Entonces llegó lo que ya nos pareció una distopía paranoica. No supimos adivinar si habían invitado al famoso cuñado a la tertulia o es que los hermanos Marx habían tomado el control de la emisora. El caso es que alguien tuvo la brillante idea de afirmar que el apagón le recordaba a un 26 de abril de 1986, que estábamos viviendo nuestro Chernobyl eléctrico y bla-bla-bla de la energía nuclear y las renovables y que esto ya se veía venir y que Sánchez y bla-bla-bla (otra ronda, por favor). Apagamos la radio, nos hicimos cara de póker y subimos a la terraza, declarándonos objetores de conciencia de tanta histeria colectiva.

Nos dispusimos a cerrar el día en nuestra terraza, a la luz de una linterna, puesto que el atardecer ya había bajado la persiana a la jornada. La brisa era primaveral, la calle estaba tranquila (pocos coches en la Gran Vía) y solo alguna sirena rompía de vez en cuando el silencio. Realmente, parecía el día de la marmota, como una extensión de las semanas de confinamiento.

Solo entonces, nos dimos cuenta de que no es que viviéramos un día ya vivido, sino que el día ya vivido lo estaban viviendo otros y que nosotros habíamos cambiado y asistíamos a él como espectadores. El estar al filo de la noticia, permanentemente conectados y atentos a cada suceso o rueda de prensa nos parecía ya absurdo y este sentimiento no era fruto de un apagón, sino de una seguridad interior. Estar seguros de que nada ni nadie iba a perturbar nuestro bienestar, de que nada iba a robarnos nuestro nuevo día y que íbamos a disfrutarlo pasase lo que pasase.

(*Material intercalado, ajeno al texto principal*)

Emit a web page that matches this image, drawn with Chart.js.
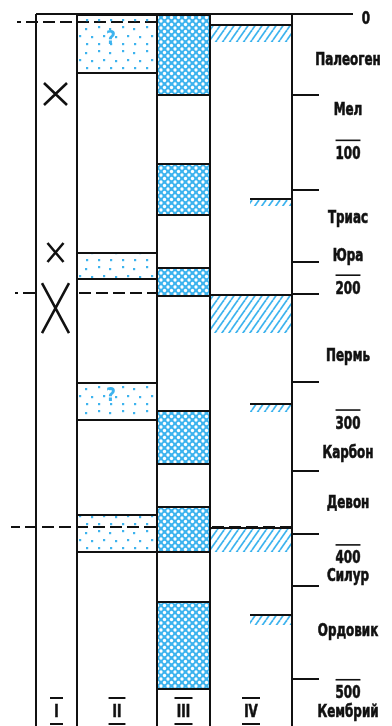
<!DOCTYPE html>
<html><head><meta charset="utf-8">
<script src="https://cdn.jsdelivr.net/npm/chart.js@4/dist/chart.umd.min.js"></script>
<style>html,body{margin:0;padding:0;background:#fff;}canvas{display:block;}</style>
</head><body>
<canvas id="c" width="392" height="726"></canvas>
<script>
// ---------- data (ages in million years, top = 0) ----------
const columnNames = ['I', 'II', 'III', 'IV'];
const ageLabels = [0, 100, 200, 300, 400, 500];
const periodNames = ['Палеоген', 'Мел', 'Триас', 'Юра', 'Пермь', 'Карбон', 'Девон', 'Силур', 'Ордовик', 'Кембрий'];
const periodLabelAges = [33.0, 70.4, 150.5, 178.7, 252.9, 324.8, 361.9, 416.0, 456.8, 516.9];
const periodBoundaries = [60.1, 130.5, 183.9, 207.6, 272.9, 338.9, 385.6, 424.2, 493.1];
const colICrosses = [[51.2, 67.5], [169.8, 183.9], [199.5, 236.6]];
const colIIBlocks = [[0, 44.5], [176.5, 197.3], [272.9, 301.8], [370.8, 399.7]];
const colIIUncertain = [true, false, true, false];
const colIIIBlocks = [[0, 60.8], [110.5, 149.8], [187.6, 209.9], [293.7, 334.4], [364.8, 399.7], [435.3, 501.3]];
const colIVBlocks = [[7.4, 20.8], [207.6, 236.6], [380.4, 399.0]];
const colIVMinor = [[136.4, 142.4], [288.5, 295.1], [445.0, 453.1]];
const dashedLevels = [5.9, 206.9, 380.4];

// ---------- layout / style ----------
const AGE_MAX = 528;
const COL_EDGES = [0, 41, 121, 174, 256];           // x units (1 unit = 1 px)
const colCenter = i => (COL_EDGES[i] + COL_EDGES[i + 1]) / 2;
const colWidth = i => COL_EDGES[i + 1] - COL_EDGES[i];
const MINOR_SPAN = [214, 256];
const CROSS_W = [23, 16, 27];
const DASH_SPANS = [[[-19, 121]], [[-21, -1], [41, 174]], [[-25, 256]]];
const INK = '#111';
const BLUE = '#3db3ee';
const FONT = '"Liberation Sans Narrow","DejaVu Sans Condensed","Arial Narrow",sans-serif';
const SX = 0.78; // horizontal condensing of the lettering

function makePattern(w, h, draw) {
  const c = document.createElement('canvas'); c.width = w; c.height = h;
  const g = c.getContext('2d'); draw(g); return g.createPattern(c, 'repeat');
}
const dotPat = makePattern(24, 24, g => {
  g.fillStyle = BLUE;
  [[3, 3], [14, 5], [8, 12], [20, 13], [3, 20], [15, 20]].forEach(([x, y]) => { g.fillRect(x - 1, y - 1, 2.2, 2.2); });
});
const meshPat = makePattern(7, 7, g => {
  g.fillStyle = BLUE; g.fillRect(0, 0, 7, 7); g.fillStyle = '#fff';
  [[0, 0], [7, 0], [0, 7], [7, 7], [3.5, 3.5]].forEach(([x, y]) => { g.beginPath(); g.arc(x, y, 1.65, 0, 7); g.fill(); });
});
const hatchPat = makePattern(7, 10, g => {
  g.strokeStyle = BLUE; g.lineWidth = 1.7;
  [-7, 0, 7].forEach(o => { g.beginPath(); g.moveTo(o, 10); g.lineTo(o + 7, 0); g.stroke(); });
});

// cross strokes
const crossPts = [];
colICrosses.forEach(([s, e], i) => {
  const cx = colCenter(0) - 1, h = CROSS_W[i] / 2;
  crossPts.push({x: cx - h, y: s}, {x: cx + h, y: e}, {x: cx, y: null},
                {x: cx + h, y: s}, {x: cx - h, y: e}, {x: cx, y: null});
});
// dashed level lines (listed right-to-left so nothing is trimmed)
const dashPts = [];
dashedLevels.forEach((lv, i) => {
  DASH_SPANS[i].slice().reverse().forEach(([a, b]) => {
    dashPts.push({x: b, y: lv}, {x: a, y: lv}, {x: a, y: null});
  });
});

const barCommon = {type: 'bar', stack: 's', borderColor: INK, borderSkipped: false, inflateAmount: 0};

const textPlugin = {
  id: 'geoText',
  afterDraw(chart) {
    const {ctx, chartArea: a, scales: {x, y}} = chart;
    const text = (s, tx, ty) => {
      ctx.save(); ctx.translate(tx, ty); ctx.scale(SX, 1);
      ctx.fillText(s, 0, 0); ctx.lineWidth = 0.6; ctx.strokeText(s, 0, 0); ctx.restore();
    };
    const tw = s => ctx.measureText(s).width * SX;
    ctx.save();
    ctx.fillStyle = INK; ctx.strokeStyle = INK;
    const y0 = y.getPixelForValue(0);
    ctx.lineWidth = 2; ctx.beginPath(); ctx.moveTo(a.left, y0); ctx.lineTo(a.right + 61, y0); ctx.stroke();
    ctx.font = 'bold 17px ' + FONT; ctx.textAlign = 'center'; ctx.textBaseline = 'alphabetic';
    const lx = a.right + 56;
    periodNames.forEach((n, i) => text(n, lx, y.getPixelForValue(periodLabelAges[i]) + 6));
    ageLabels.forEach(v => {
      const cy = y.getPixelForValue(v) + 4;
      const s = String(v);
      if (v === 0) { text(s, a.right + 74, cy + 6); return; }
      text(s, lx, cy + 6);
      const w = tw(s);
      ctx.lineWidth = 1.6; ctx.beginPath(); ctx.moveTo(lx - w / 2, cy - 12.5); ctx.lineTo(lx + w / 2, cy - 12.5); ctx.stroke();
    });
    columnNames.forEach((n, i) => {
      const cx = x.getPixelForValue(colCenter(i));
      text(n, cx, a.bottom - 9);
      const w = Math.max(13, Math.min(18, tw(n) + 8));
      ctx.lineWidth = 2; ctx.beginPath();
      ctx.moveTo(cx - w / 2, a.bottom - 28); ctx.lineTo(cx + w / 2, a.bottom - 28);
      ctx.moveTo(cx - w / 2, a.bottom - 2); ctx.lineTo(cx + w / 2, a.bottom - 2);
      ctx.stroke();
    });
    ctx.fillStyle = BLUE;
    ctx.font = 'bold 19px ' + FONT;
    colIIBlocks.forEach((b, i) => {
      if (!colIIUncertain[i]) return;
      const cx = x.getPixelForValue(colCenter(1)) - 6;
      const cy = (y.getPixelForValue(b[0]) + y.getPixelForValue(b[1])) / 2 - 7;
      ctx.fillText('?', cx, cy + 7);
    });
    ctx.restore();
  }
};

new Chart(document.getElementById('c'), {
  type: 'bar',
  data: {
    datasets: [
      Object.assign({}, barCommon, {data: colIIBlocks.map(b => ({x: colCenter(1), y: b})), barThickness: colWidth(1),
        backgroundColor: dotPat, borderWidth: {top: 2, bottom: 2, left: 0, right: 0}}),
      Object.assign({}, barCommon, {data: colIIIBlocks.map(b => ({x: colCenter(2), y: b})), barThickness: colWidth(2),
        backgroundColor: meshPat, borderWidth: {top: 2, bottom: 2, left: 0, right: 0}}),
      Object.assign({}, barCommon, {data: colIVBlocks.map(b => ({x: colCenter(3), y: b})), barThickness: colWidth(3),
        backgroundColor: hatchPat, borderWidth: {top: 2, bottom: 0, left: 0, right: 0}}),
      Object.assign({}, barCommon, {data: colIVMinor.map(b => ({x: (MINOR_SPAN[0] + MINOR_SPAN[1]) / 2, y: b})), barThickness: MINOR_SPAN[1] - MINOR_SPAN[0],
        backgroundColor: hatchPat, borderWidth: {top: 2, bottom: 0, left: 0, right: 0}}),
      {type: 'line', data: dashPts, borderColor: INK, borderWidth: 2, borderDash: [12, 5], pointRadius: 0, spanGaps: false, clip: false, tension: 0},
      {type: 'line', data: crossPts, borderColor: INK, borderWidth: 2.6, pointRadius: 0, spanGaps: false, clip: false, tension: 0}
    ]
  },
  options: {
    responsive: false, animation: false, devicePixelRatio: 1,
    layout: {padding: {left: 36, right: 73, top: 14, bottom: 0}},
    plugins: {legend: {display: false}, tooltip: {enabled: false}},
    scales: {
      x: {type: 'linear', min: 0, max: 256, stacked: true, offset: false,
        afterBuildTicks: s => { s.ticks = COL_EDGES.map(v => ({value: v})); },
        ticks: {display: false}, grid: {color: INK, lineWidth: 2, drawTicks: false, offset: false, z: 1},
        border: {display: false}, afterFit: s => { s.height = 0; }},
      y: {type: 'linear', position: 'right', reverse: true, min: 0, max: AGE_MAX, stacked: false, beginAtZero: false,
        afterBuildTicks: s => { s.ticks = periodBoundaries.map(v => ({value: v})); },
        ticks: {display: false},
        grid: {drawOnChartArea: false, drawTicks: true, tickLength: 27, color: INK, lineWidth: 2},
        border: {display: true, color: INK, width: 2}, afterFit: s => { s.width = 27; }}
    }
  },
  plugins: [textPlugin]
});
</script>
</body></html>
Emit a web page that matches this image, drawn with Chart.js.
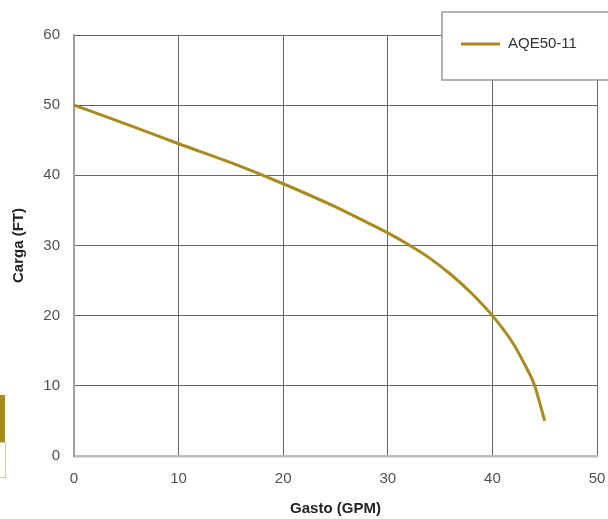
<!DOCTYPE html>
<html>
<head>
<meta charset="utf-8">
<script src="https://cdn.jsdelivr.net/npm/chart.js@4.4.0/dist/chart.umd.min.js"></script>
<style>
    html, body { margin: 0; padding: 0; background: #fff; }
    #wrap { width: 608px; height: 519px; }
</style>
</head>
<body>
<div id="wrap"><canvas id="chart" width="608" height="519"></canvas></div>
<script>
// curve
const seriesName = "AQE50-11";
const gastoGPM = [0, 5, 10, 15, 20, 25, 28, 30, 32, 34, 36, 38, 40, 42, 43, 44, 45];
const cargaFT = [50, 47.3, 44.5, 41.8, 38.8, 35.5, 33.3, 31.8, 30.1, 28.2, 25.9, 23.2, 20, 16, 13.3, 10.2, 5];
const xTicks = [0, 10, 20, 30, 40, 50];
const yTicks = [0, 10, 20, 30, 40, 50, 60];

const lineColor = "#a88a1e";
const font = "'Liberation Sans', Arial, sans-serif";

// boxed legend sitting over the top right corner of the grid
const boxLegend = {
    id: "boxLegend",
    afterDraw(chart) {
        const ctx = chart.ctx;
        const ds = chart.data.datasets[0];
        ctx.save();
        ctx.fillStyle = "#fff";
        ctx.fillRect(442, 12, 180, 68);
        ctx.strokeStyle = "#999";
        ctx.lineWidth = 1.5;
        ctx.strokeRect(442, 12, 180, 68);
        ctx.strokeStyle = ds.borderColor;
        ctx.lineWidth = 3;
        ctx.beginPath();
        ctx.moveTo(461, 44);
        ctx.lineTo(500, 44);
        ctx.stroke();
        ctx.fillStyle = "#333";
        ctx.font = "15px " + font;
        ctx.textBaseline = "middle";
        ctx.fillText(ds.label, 508, 44);

        // cut-off piece of a neighbouring figure at the left edge
        ctx.fillStyle = "#a8891c";
        ctx.fillRect(0, 395, 5, 47);
        ctx.strokeStyle = "#d8cfa8";
        ctx.lineWidth = 1;
        ctx.strokeRect(-2, 442.5, 7.5, 35);
        ctx.restore();
    }
};

new Chart(document.getElementById("chart"), {
    type: "line",
    data: {
        datasets: [{
            label: seriesName,
            data: gastoGPM.map((x, i) => ({ x: x, y: cargaFT[i] })),
            borderColor: lineColor,
            backgroundColor: lineColor,
            borderWidth: 3,
            pointRadius: 0,
            cubicInterpolationMode: "monotone",
            fill: false
        }]
    },
    options: {
        responsive: false,
        animation: false,
        layout: { padding: { top: 35, right: 11, bottom: 0, left: 0 } },
        plugins: {
            legend: { display: false },
            tooltip: { enabled: false }
        },
        scales: {
            x: {
                type: "linear",
                min: 0,
                max: 50,
                afterBuildTicks: (scale) => { scale.ticks = xTicks.map(v => ({ value: v })); },
                afterFit: (scale) => {
                    scale.height = 63;
                    scale.paddingRight = 0;
                    scale.paddingLeft = 0;
                },
                grid: { color: "#666", lineWidth: 1, drawTicks: false },
                border: { color: "#bdbdbd", width: 2.5 },
                ticks: { color: "#505050", padding: 14, font: { family: font, size: 15 } },
                title: {
                    display: true,
                    text: "Gasto (GPM)",
                    color: "#222",
                    padding: { top: 0, bottom: 1.5 },
                    font: { family: font, size: 15, weight: "bold" }
                }
            },
            y: {
                type: "linear",
                min: 0,
                max: 60,
                afterBuildTicks: (scale) => { scale.ticks = yTicks.map(v => ({ value: v })); },
                afterFit: (scale) => { scale.width = 74; },
                grid: { color: "#666", lineWidth: 1, drawTicks: false },
                border: { color: "#a0a0a0", width: 2 },
                ticks: { color: "#505050", padding: 14, font: { family: font, size: 15 } },
                title: {
                    display: true,
                    text: "Carga (FT)",
                    color: "#222",
                    padding: { top: 10, bottom: 0 },
                    font: { family: font, size: 15, weight: "bold" }
                }
            }
        }
    },
    plugins: [boxLegend]
});
</script>
</body>
</html>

Compartimos que esta vez sí íbamos a salir mejor de esto, durara lo que durara, porque estábamos seguros de nosotros mismos y de nuestra perspectiva vital, porque nada ni nadie iba a interponerse a nuestro deseo de felicidad, simplemente porque estábamos juntos, nos deseábamos lo mejor y nos regalábamos lo mejor que nos ofrecía cada nuevo día.

Mira el cielo, me dijo.

Y, ante tal manto de estrellas, que nunca había visto sobre la ciudad, sonreí recibiendo esa maravilla en mi boca, absorto ante el inédito despliegue de luz. Permanecimos un buen rato dejando que el firmamento dispusiera su magia sobre nosotros.

Pensé que los apagones como ese deberían servir para conectarnos más con las personas que nos rodean, rompí el silencio diciendo vamos a cenar, y le dije a mi novio que Tagore tenía razón, que si lloras por haber perdido el sol, las lágrimas no te dejarán ver las estrellas. Que era maravilloso haberlas contemplado sobre Barcelona y que ojalá otros muchos estuvieran disfrutando de tal oportunidad. 

El 28 de abril fue, al menos para nosotros, otro día feliz. Un día para poner el mes en mayúsculas. Nuestro día del orgullo analógico particular. Ya saben, todo es cuestión de proponérselo, todo es impedir que nada pueda fundir los plomos de nuestras vidas.